Master Of The Legend Of Saint Lucy

Flemish painter and draughtsman. This name was coined to identify the artist responsible for a group of paintings linked stylistically to the panel of the Legend of St Lucy (1480; Bruges, St Jacob). Some 45 to 50 paintings are associated with this master, although variations among them suggest workshop participation in certain cases. Some silverpoint drawings have also been attributed to him. Depictions of the city of Bruges in the background of some of his paintings record changes in the belfry, which was being remodeled from 1483 to c. 1502. Four distinct forms of the belfry are recorded in them, and on this and the stylistic evidence of the paintings themselves a chronology for the artist's works was proposed. The Virgin among Holy Women (Musées Royaux des Beaux-Arts, Brussels), dated to c. 1490, typifies his mature style: ponderous figures occupy a shallow space near the picture plane in a static, symmetrical composition with lush foliage and brocaded garments that display a detailed rendering of surface textures characteristic of 15th-century Netherlandish art. The Master's paintings are technically proficient reworkings of established themes.
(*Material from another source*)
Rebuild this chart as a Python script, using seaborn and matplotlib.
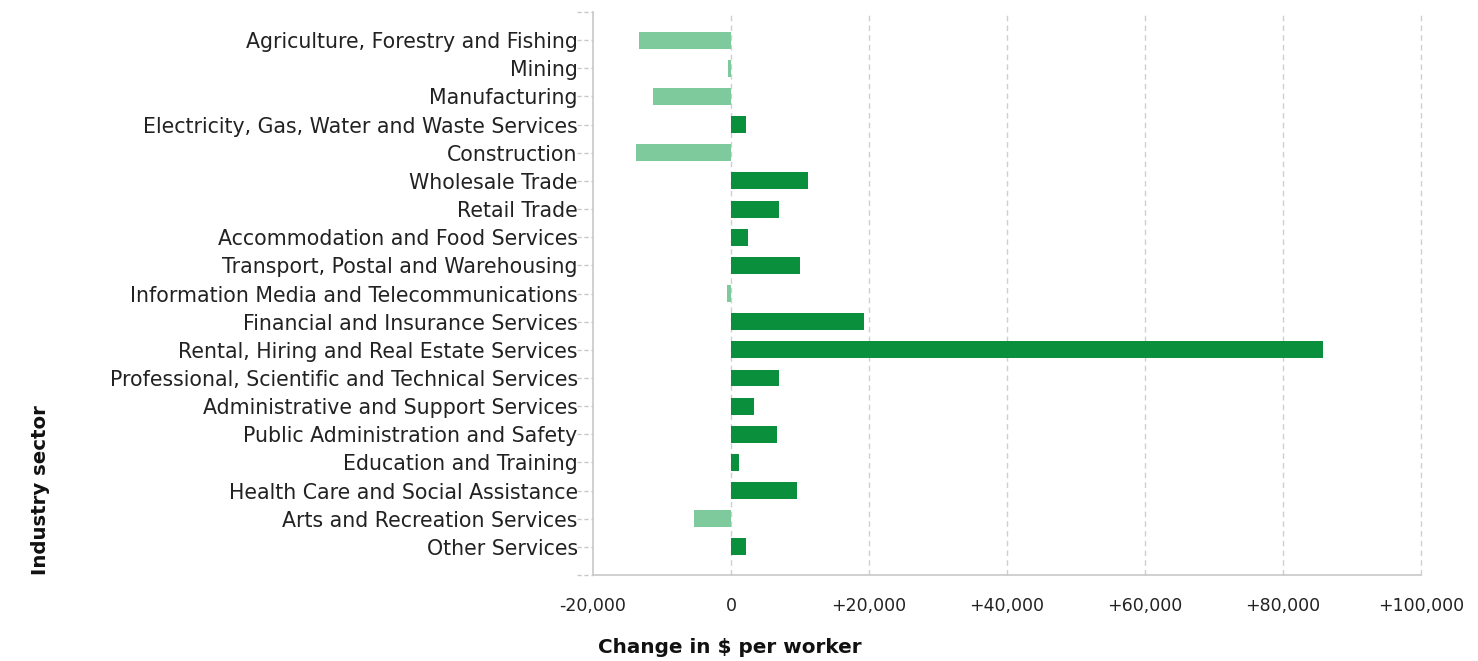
import matplotlib
matplotlib.use("Agg")
import matplotlib.pyplot as plt
import matplotlib.transforms as mtransforms
import seaborn as sns
import pandas as pd

sns.set_style("white")
plt.rcParams["font.family"] = ["DejaVu Sans"]

sectors = [
    "Agriculture, Forestry and Fishing",
    "Mining",
    "Manufacturing",
    "Electricity, Gas, Water and Waste Services",
    "Construction",
    "Wholesale Trade",
    "Retail Trade",
    "Accommodation and Food Services",
    "Transport, Postal and Warehousing",
    "Information Media and Telecommunications",
    "Financial and Insurance Services",
    "Rental, Hiring and Real Estate Services",
    "Professional, Scientific and Technical Services",
    "Administrative and Support Services",
    "Public Administration and Safety",
    "Education and Training",
    "Health Care and Social Assistance",
    "Arts and Recreation Services",
    "Other Services",
]
change = [
    -13400, -400, -11300, 2200, -13700, 11200, 6900, 2500, 10000, -600,
    19300, 85800, 6900, 3400, 6600, 1100, 9500, -5300, 2200,
]
x_ticks = [-20000, 0, 20000, 40000, 60000, 80000, 100000]
x_tick_labels = ["-20,000", "0", "+20,000", "+40,000", "+60,000", "+80,000", "+100,000"]

df = pd.DataFrame({"sector": sectors, "change": change})
df["sign"] = ["neg" if v < 0 else "pos" for v in df["change"]]
palette = {"pos": "#0a8f3c", "neg": "#7fca9c"}

fig = plt.figure(figsize=(14.78, 6.61), dpi=100)
ax = fig.add_axes([0.4012, 0.1301, 0.5602, 0.8517])

sns.barplot(
    data=df,
    x="change",
    y="sector",
    hue="sign",
    palette=palette,
    saturation=1,
    dodge=False,
    legend=False,
    width=0.6,
    linewidth=0,
    orient="h",
    ax=ax,
    zorder=3,
)

ax.set_xlim(-20000, 100000)
ax.set_ylim(len(sectors), -1)

ax.set_xticks(x_ticks)
ax.set_xticklabels(x_tick_labels, fontsize=12.5, color="#222222")
ax.set_yticks(range(len(sectors)))
ax.set_yticklabels(sectors, fontsize=14.8, color="#222222")

# vertical dashed gridlines
for xv in x_ticks[1:]:
    ax.axvline(xv, color="#cfcfcf", linestyle=(0, (4, 3)), linewidth=1,
               zorder=1, clip_on=False)

# dashed little y ticks like the original
ax.tick_params(axis="y", length=0, pad=11)
trans = mtransforms.blended_transform_factory(ax.transAxes, ax.transData)
for yv in range(-1, len(sectors) + 1):
    ax.plot([-0.019, 0], [yv, yv], transform=trans, color="#c8c8c8",
            linestyle=(0, (3, 2)), linewidth=1, clip_on=False, zorder=1)

ax.tick_params(axis="x", length=7, width=1, color="#c8c8c8", pad=9)

for side in ["top", "right"]:
    ax.spines[side].set_visible(False)
for side in ["left", "bottom"]:
    ax.spines[side].set_color("#c8c8c8")
    ax.spines[side].set_linewidth(1.2)

ax.set_xlabel("Change in $ per worker", fontsize=14.4, fontweight="bold", color="#111111")
ax.xaxis.set_label_coords(0.165, -0.112)
ax.set_ylabel("Industry sector", fontsize=14.2, fontweight="bold", color="#111111")
ax.yaxis.set_label_coords(-0.656, 0.151)

fig.savefig("out.png", dpi=100)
As a narrative, the Legend of St Lucy is unusual among the artist's surviving works, as most of them are devotional images, including, in particular, many images of the Virgin, such as the Brussels Virgin among Holy Women, a Virgin and Child Enthroned (County Museum of Art, Los Angeles) and a half-length Virgin and Child (Clark Art Institute, Williamstown, MA). The static compositions, cool colours and subdued emotion of his works (e.g. the triptych of the Lamentation; Institute of Art, Minneapolis) give his paintings a solemn, rather than expressive, effect.